There's another sign: "To All Attendants: Do Not Forget to Plug in the Wheelchair at Night." And another: "To Err is Human. To Really ---- Things Up Requires a Computer."

Ann Kurz laughs. Then she hands over a notebook in which she has been writing poems. Most of her poems and drawings she keeps at home in Rochester. "They're a secret part of me," she says shyly.

Ever since she can remember, Ann Kurz has wanted to get married and have children. She doesn't know if that will happen. She would marry a man with cerebral palsy, "if I loved him."

In her freshman year, Kurz wrote a paper for her sociology class. It was titled "Reactions Towards Me."

Kurz has classified people who come into contact with her. "The first category consists of people who stare at me as if I were some creature from outer space. For example, on my first day of my freshman year in high school, I was pushed into a class and everyone in the room became so silent that you could hear a pin drop a mile away. Then they let their mouths drop open and stared."

The next category is the "babyers . . . They pat my head or pinch my cheeks and say, 'Aren't you cute?' " The next is are "the listeners," people "who pretend to understand me. One example is my telling a nurse in a hospital that I had to go to the bathroom and her saying, 'Oh, that's nice,' and then walking away."

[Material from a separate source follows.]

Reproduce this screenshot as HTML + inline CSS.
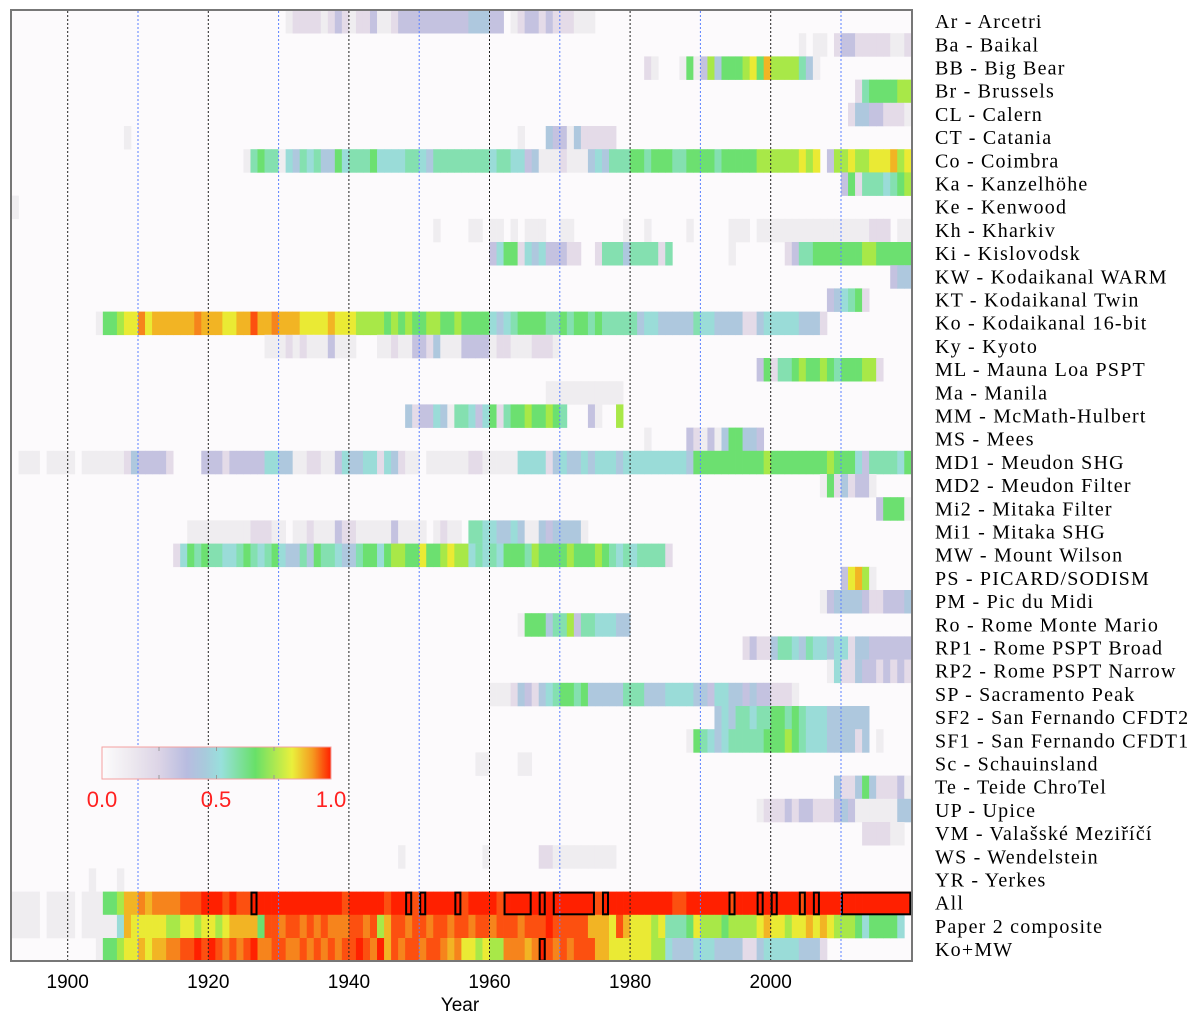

Others want to help her constantly, still others are "precautionists . . . terrified of either hurting me or of letting me get hurt. The 'avoiders' don't want to have anything to do with me. They are afraid of me; they don't want to face the fact that there are people who have handicaps. When these people see me coming down the hall, they either go into the nearest room and wait until I've passed, or they take another route . . ."

In the final category are those who treat Kurz as a "normal person. They accept me for who I am; they accept my handicap, but they don't put my handicap before my feelings."

Probably the most frustrating experience for Kurz, says her adviser, Anna Lynch, was the fact that she was the first handicapped student on campus. Trinity was not prepared, mentally or physically, for the challenge.

"I had to do some education of my colleagues, who said, 'Look, we're getting overburdened. Older women, younger women, ethnic groups. Are we now going to get severely handicapped students?' At first we tried to match Ann with faculty who would be receptive. After that, everybody knew her and accepted her."

Lynch said some of the teachers gave Kurz more time to finish exams, but that, generally, she was given no special consideration. To record classroom notes, Kurz would hand a classmate (one she felt was the best notetaker) a piece of carbon paper so she could have a copy.

Anna Lynch is very optimistic about Kurz's future, although she says, "The parents have made clear there's no money for graduate school."

Ann Kurz is the oldest of five children. Three of them are in college. Kay Kurz, Ann's mother, says they will have to wait and see about graduate school. In the meantime, Ann will go home for the summer. "She's going to be bored here, I know, " Kay Kurz says.

Says Tom Finch, "The future is an uphill climb for Ann. There's no question about that. But from her perspective, there's nothing she can't do."